Korea Electric Power Corporation Engineering & Construction Company, Inc., Yongin, Gyeonggi, Korea

Paper No. PVP2014-28183, pp. V008T08A031; 7 pages
  • ASME 2014 Pressure Vessels and Piping Conference
  • Volume 8: Seismic Engineering
  • Anaheim, California, USA, July 20–24, 2014
  • Conference Sponsors: Pressure Vessels and Piping Division
  • ISBN: 978-0-7918-4607-0
  • Copyright © 2014 by ASME


Per guidelines for piping system reconciliation such as EPRI NP-6628 (NCIG-14), simplified seismic design methods have been used by nuclear piping designers to deal with small bore piping for many years. These methods are generally based on enveloping the results of rigorous dynamic or conservative static analysis.

Small bore piping is generally more flexible with larger margin in support design comparing to large bore piping. Consequently, Classes 2 & 3 piping less than 2-1/2 inch NPS that is analyzed by a conservative “cookbook method” is excluded from the as-built verification actions in IE Bulletin 79-14. The ASME code’s Subsection NF and B31.1 provide recommended pipe spans by pipe size considering only piping weight; therefore, the seismically qualified piping span must be developed for the peak acceleration of the applicable amplified or floor response spectra.

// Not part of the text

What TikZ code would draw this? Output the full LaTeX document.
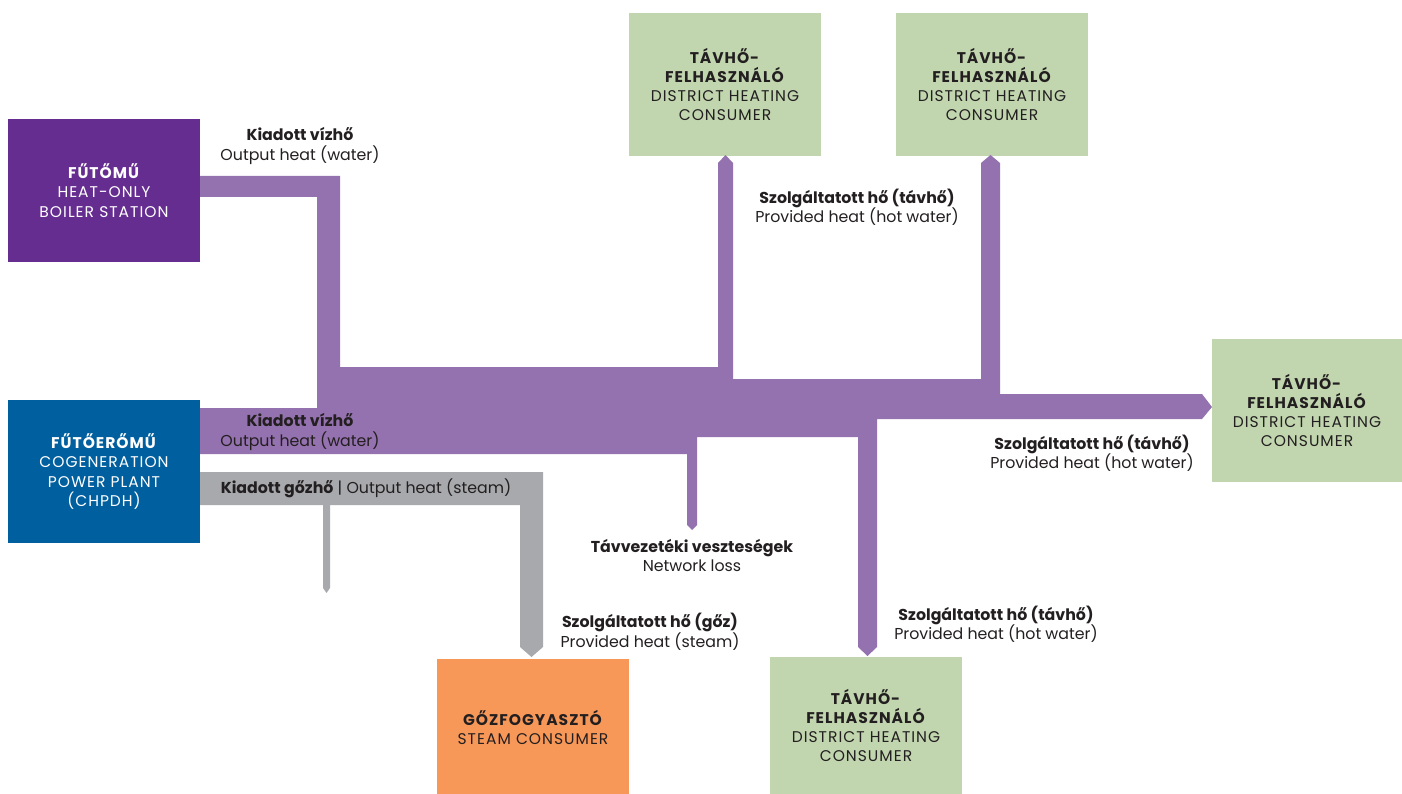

Simplified seismic analysis method being considered for the Korean nuclear power plants is based on the Load Coefficient Method provided in Appendix N-1225 of ASME Section III. However, since the simplified analysis method involves conservative and enveloping approach in an effort to comply with applicable requirements and results in an excessive number of supports and unrealistically high support loads, the successful implementation largely depends on how the issues related to the excessive conservatism are resolved when determining allowable pipe spans and support design loads of the piping system.

In this paper, simplified engineering equations are presented as a less-conservative approach based on a detailed computer analysis method, which is alternative to the various handbooks and design charts that are based on the conventional hand calculation method.